* BEGIN *

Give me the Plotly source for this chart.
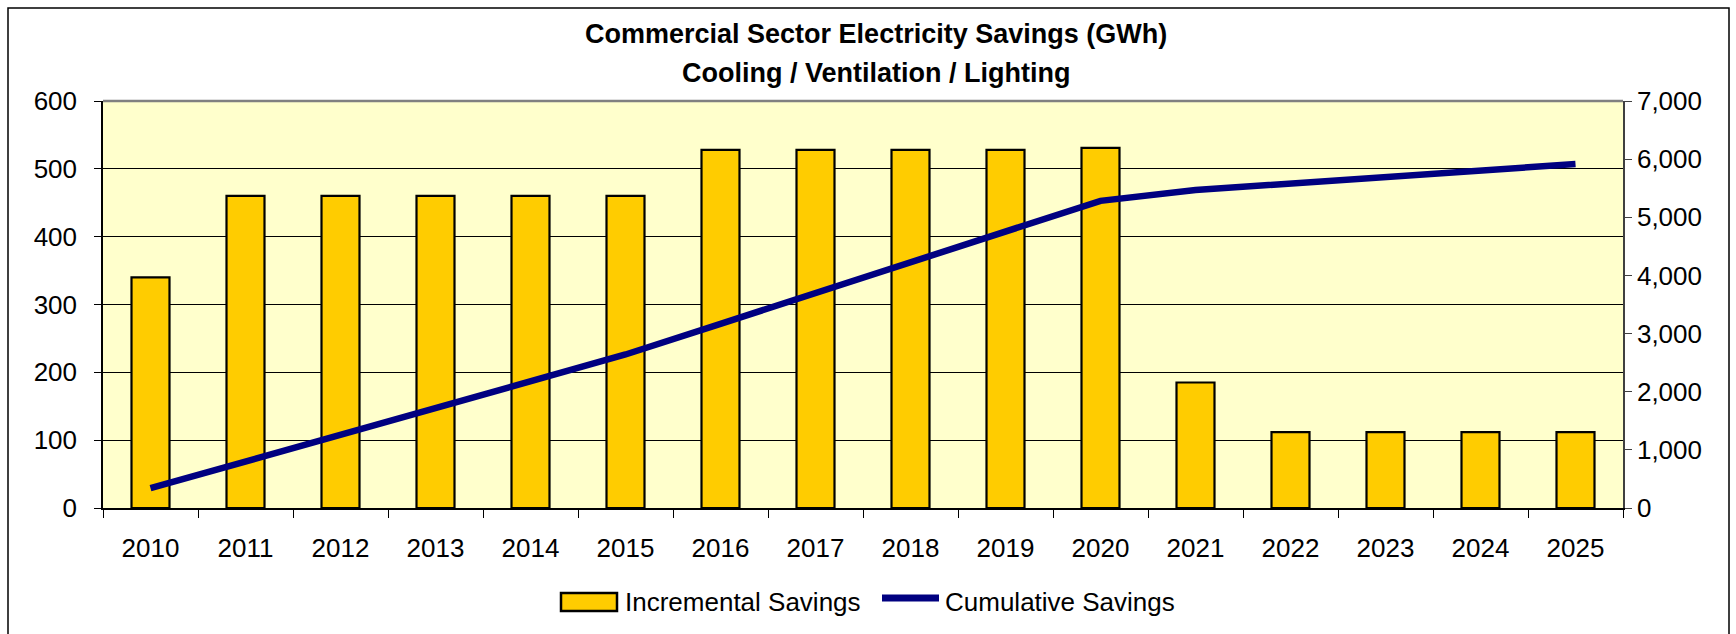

* END *
* BEGIN *

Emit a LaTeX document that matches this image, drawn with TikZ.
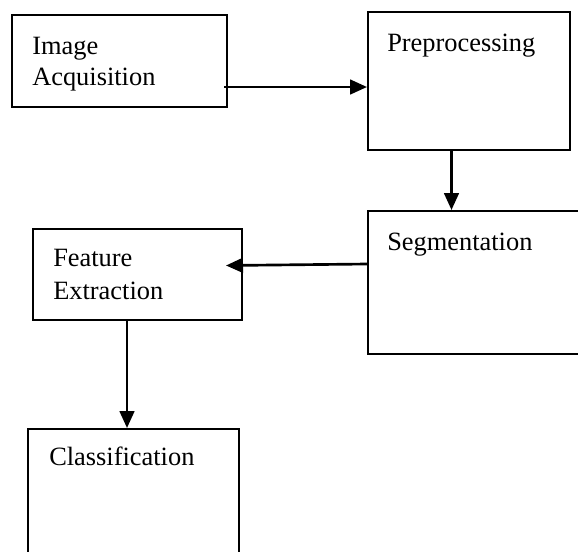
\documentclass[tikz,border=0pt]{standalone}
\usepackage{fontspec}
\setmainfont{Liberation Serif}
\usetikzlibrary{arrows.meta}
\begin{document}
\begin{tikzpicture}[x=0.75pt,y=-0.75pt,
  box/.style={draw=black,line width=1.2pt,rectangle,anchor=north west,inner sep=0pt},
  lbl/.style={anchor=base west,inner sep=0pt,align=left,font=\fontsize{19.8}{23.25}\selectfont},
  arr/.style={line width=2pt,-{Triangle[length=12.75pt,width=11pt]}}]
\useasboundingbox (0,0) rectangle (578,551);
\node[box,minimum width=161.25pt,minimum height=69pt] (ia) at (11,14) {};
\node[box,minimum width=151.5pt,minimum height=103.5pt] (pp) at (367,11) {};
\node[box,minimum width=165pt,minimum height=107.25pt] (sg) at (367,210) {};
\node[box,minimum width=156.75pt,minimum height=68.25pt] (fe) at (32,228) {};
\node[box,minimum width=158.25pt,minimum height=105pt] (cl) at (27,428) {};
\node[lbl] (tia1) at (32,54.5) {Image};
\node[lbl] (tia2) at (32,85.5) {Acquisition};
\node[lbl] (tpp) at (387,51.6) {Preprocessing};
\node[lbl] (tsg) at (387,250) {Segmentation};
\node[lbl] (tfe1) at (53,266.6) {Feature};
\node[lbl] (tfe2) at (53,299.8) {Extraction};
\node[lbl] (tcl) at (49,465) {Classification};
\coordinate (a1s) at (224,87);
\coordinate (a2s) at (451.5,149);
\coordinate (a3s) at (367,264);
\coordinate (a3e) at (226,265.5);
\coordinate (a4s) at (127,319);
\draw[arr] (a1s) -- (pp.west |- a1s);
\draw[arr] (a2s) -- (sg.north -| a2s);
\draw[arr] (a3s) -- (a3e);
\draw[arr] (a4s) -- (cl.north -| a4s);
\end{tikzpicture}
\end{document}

* END *
* BEGIN *

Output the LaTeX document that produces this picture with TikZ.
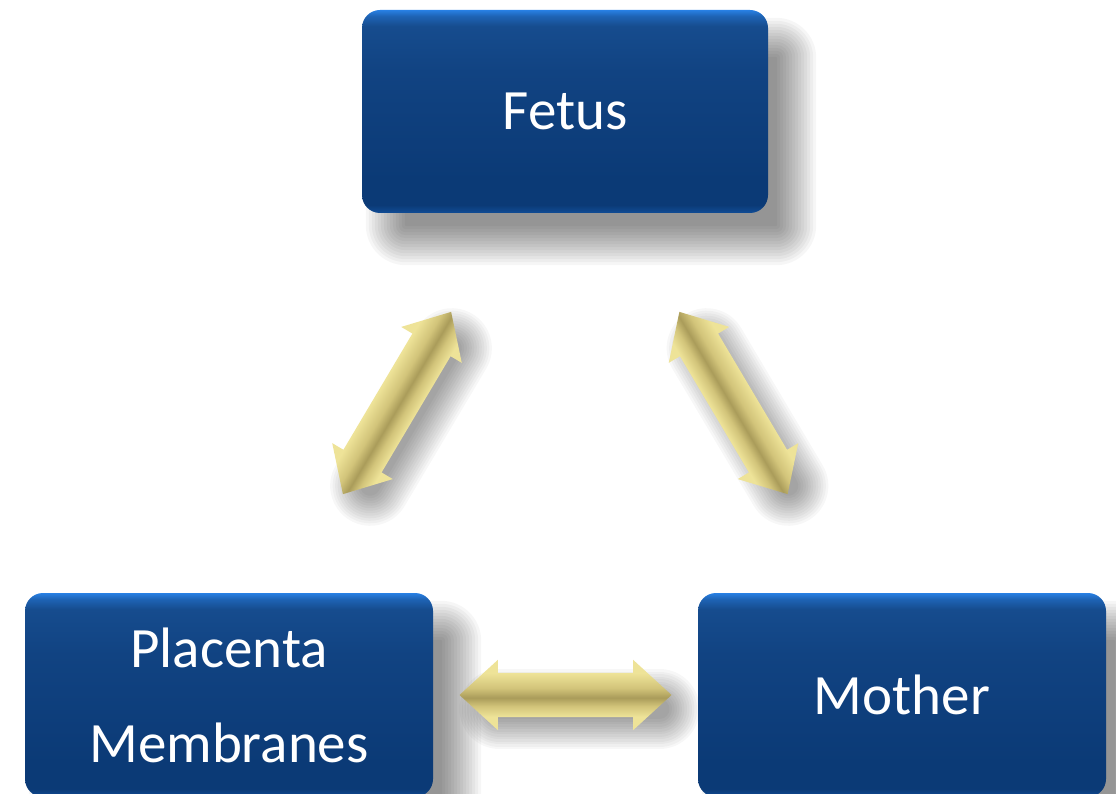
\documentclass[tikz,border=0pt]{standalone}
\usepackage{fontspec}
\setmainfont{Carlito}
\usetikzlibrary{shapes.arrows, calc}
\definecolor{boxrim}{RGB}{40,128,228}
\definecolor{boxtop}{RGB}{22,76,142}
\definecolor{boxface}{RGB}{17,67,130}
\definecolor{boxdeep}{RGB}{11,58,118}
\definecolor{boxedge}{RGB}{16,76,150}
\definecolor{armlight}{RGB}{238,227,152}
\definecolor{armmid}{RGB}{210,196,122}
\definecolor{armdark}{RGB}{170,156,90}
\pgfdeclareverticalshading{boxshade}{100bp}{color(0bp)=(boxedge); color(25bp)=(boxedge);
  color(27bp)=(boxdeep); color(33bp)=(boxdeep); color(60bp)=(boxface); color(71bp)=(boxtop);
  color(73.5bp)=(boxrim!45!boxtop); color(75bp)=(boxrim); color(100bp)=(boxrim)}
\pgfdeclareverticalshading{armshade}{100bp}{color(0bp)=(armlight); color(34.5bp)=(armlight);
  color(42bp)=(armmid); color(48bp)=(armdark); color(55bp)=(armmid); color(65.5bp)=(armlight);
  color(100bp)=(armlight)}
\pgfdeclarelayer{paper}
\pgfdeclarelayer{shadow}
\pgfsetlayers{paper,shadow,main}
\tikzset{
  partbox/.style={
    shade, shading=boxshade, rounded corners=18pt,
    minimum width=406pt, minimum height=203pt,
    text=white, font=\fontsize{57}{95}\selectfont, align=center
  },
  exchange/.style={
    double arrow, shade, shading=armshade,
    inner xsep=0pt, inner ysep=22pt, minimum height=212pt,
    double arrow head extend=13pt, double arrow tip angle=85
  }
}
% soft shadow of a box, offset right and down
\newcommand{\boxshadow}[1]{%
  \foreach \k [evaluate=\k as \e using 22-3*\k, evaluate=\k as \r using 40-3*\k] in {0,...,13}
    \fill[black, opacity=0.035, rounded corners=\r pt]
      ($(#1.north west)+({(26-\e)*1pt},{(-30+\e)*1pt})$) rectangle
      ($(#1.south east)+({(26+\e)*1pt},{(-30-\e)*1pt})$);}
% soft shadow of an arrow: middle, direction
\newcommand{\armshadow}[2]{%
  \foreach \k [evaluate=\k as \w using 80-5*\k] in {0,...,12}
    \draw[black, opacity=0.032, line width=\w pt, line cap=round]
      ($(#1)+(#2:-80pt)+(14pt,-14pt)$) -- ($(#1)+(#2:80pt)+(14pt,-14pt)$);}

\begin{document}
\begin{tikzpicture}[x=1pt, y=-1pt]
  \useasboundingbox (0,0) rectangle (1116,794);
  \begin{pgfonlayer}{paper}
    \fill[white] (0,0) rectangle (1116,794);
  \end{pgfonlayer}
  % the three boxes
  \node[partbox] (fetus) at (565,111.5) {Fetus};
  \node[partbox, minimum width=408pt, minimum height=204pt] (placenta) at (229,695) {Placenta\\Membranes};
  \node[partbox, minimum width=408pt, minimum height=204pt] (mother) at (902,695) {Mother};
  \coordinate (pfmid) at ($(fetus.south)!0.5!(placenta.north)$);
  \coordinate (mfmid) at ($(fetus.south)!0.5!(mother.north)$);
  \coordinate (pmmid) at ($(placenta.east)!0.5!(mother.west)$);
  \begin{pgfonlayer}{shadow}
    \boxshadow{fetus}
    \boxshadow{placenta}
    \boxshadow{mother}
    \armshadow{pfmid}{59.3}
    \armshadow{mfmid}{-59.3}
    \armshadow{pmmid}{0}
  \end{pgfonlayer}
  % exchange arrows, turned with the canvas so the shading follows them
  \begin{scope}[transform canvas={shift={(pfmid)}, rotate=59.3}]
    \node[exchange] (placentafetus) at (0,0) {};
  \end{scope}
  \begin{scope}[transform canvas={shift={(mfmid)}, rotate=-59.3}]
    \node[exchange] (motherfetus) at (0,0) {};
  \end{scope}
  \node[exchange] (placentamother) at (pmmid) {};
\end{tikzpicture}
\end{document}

* END *

(Exercise details):
Show every line of the records above that contains the word "this".

(Answer):
Give me the Plotly source for this chart.
Emit a LaTeX document that matches this image, drawn with TikZ.
Output the LaTeX document that produces this picture with TikZ.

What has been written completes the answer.